• _Task directions_: Take the listing from its first line through the line that contains "x_ticks = [0, 1, 2, 3, 4, 5, 6, 7]" and please retype those lines exactly, leaving out the pictures.

-- Dataset content start --

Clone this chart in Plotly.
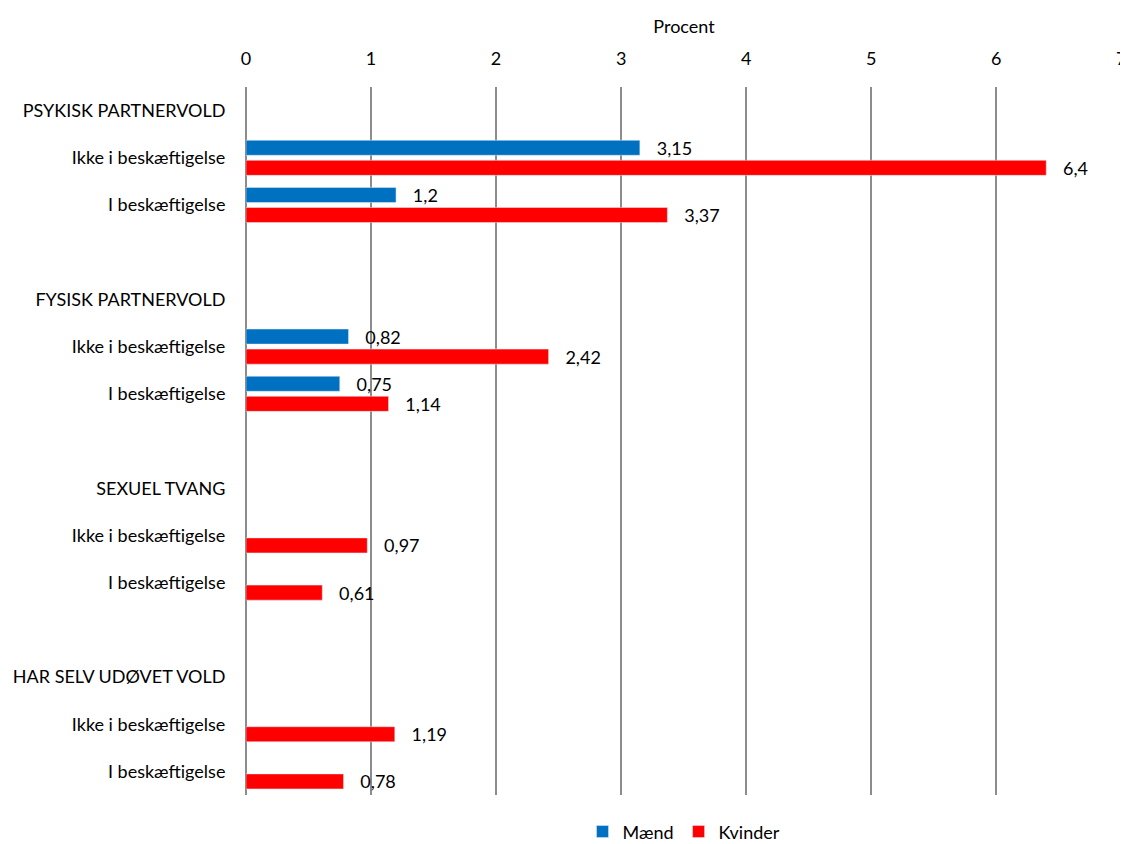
import plotly.graph_objects as go

groups = ["PSYKISK PARTNERVOLD", "FYSISK PARTNERVOLD", "SEXUEL TVANG", "HAR SELV UDØVET VOLD"]
subcats = ["Ikke i beskæftigelse", "I beskæftigelse"]
maend = [3.15, 1.2, 0.82, 0.75, None, None, None, None]
kvinder = [6.4, 3.37, 2.42, 1.14, 0.97, 0.61, 1.19, 0.78]
x_ticks = [0, 1, 2, 3, 4, 5, 6, 7]

# build row layout: header, subcats, blank spacer
row_labels = []
data_rows = []
for gi, g in enumerate(groups):
    row_labels.append(g)
    for s in subcats:
        data_rows.append(len(row_labels))
        row_labels.append(s)
    if gi < len(groups) - 1:
        row_labels.append("")

def fmt(v):
    return None if v is None else ("%g" % v).replace(".", ",")

FONT = "Lato"
FS = 18
fig = go.Figure()
for name, vals, col in [("Mænd", maend, "#0070C0"), ("Kvinder", kvinder, "#FF0000")]:
    fig.add_trace(go.Bar(
        name=name, orientation="h", x=vals, y=data_rows,
        marker_color=col,
        text=[fmt(v) for v in vals], texttemplate="   %{text}",
        textposition="outside", constraintext="none",
        textfont=dict(size=FS, color="black", family=FONT),
        cliponaxis=False,
    ))

fig.update_layout(
    width=1120, height=836,
    margin=dict(l=238, r=6, t=79, b=49, autoexpand=False),
    paper_bgcolor="white", plot_bgcolor="white",
    barmode="group", bargap=0.15, bargroupgap=0.25,
    font=dict(family=FONT, size=FS, color="black"),
    showlegend=True,
    legend=dict(orientation="h", x=0.5, xanchor="center", y=-0.052, yanchor="middle",
                font=dict(size=FS), traceorder="normal", itemwidth=30),
    xaxis=dict(
        side="top", range=[0, 7.006], tickvals=x_ticks, ticktext=[str(t) for t in x_ticks],
        showgrid=True, gridcolor="#8c8c8c", gridwidth=1.5,
        zeroline=True, zerolinecolor="#8c8c8c", zerolinewidth=1.5,
        ticks="outside", ticklen=14, tickcolor="rgba(0,0,0,0)",
        ticklabeloverflow="allow",
        title=dict(text="Procent", font=dict(size=FS), standoff=8),
        showline=False, automargin=False,
    ),
    yaxis=dict(
        range=[len(row_labels) - 0.5, -0.5],
        tickvals=list(range(len(row_labels))), ticktext=row_labels,
        showgrid=False, zeroline=False, showline=False,
        ticks="outside", ticklen=16, tickcolor="rgba(0,0,0,0)",
        automargin=False,
    ),
)

fig.write_html("out.html")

-- Dataset content end --

• _Final result_:
Clone this chart in Plotly.
import plotly.graph_objects as go

groups = ["PSYKISK PARTNERVOLD", "FYSISK PARTNERVOLD", "SEXUEL TVANG", "HAR SELV UDØVET VOLD"]
subcats = ["Ikke i beskæftigelse", "I beskæftigelse"]
maend = [3.15, 1.2, 0.82, 0.75, None, None, None, None]
kvinder = [6.4, 3.37, 2.42, 1.14, 0.97, 0.61, 1.19, 0.78]
x_ticks = [0, 1, 2, 3, 4, 5, 6, 7]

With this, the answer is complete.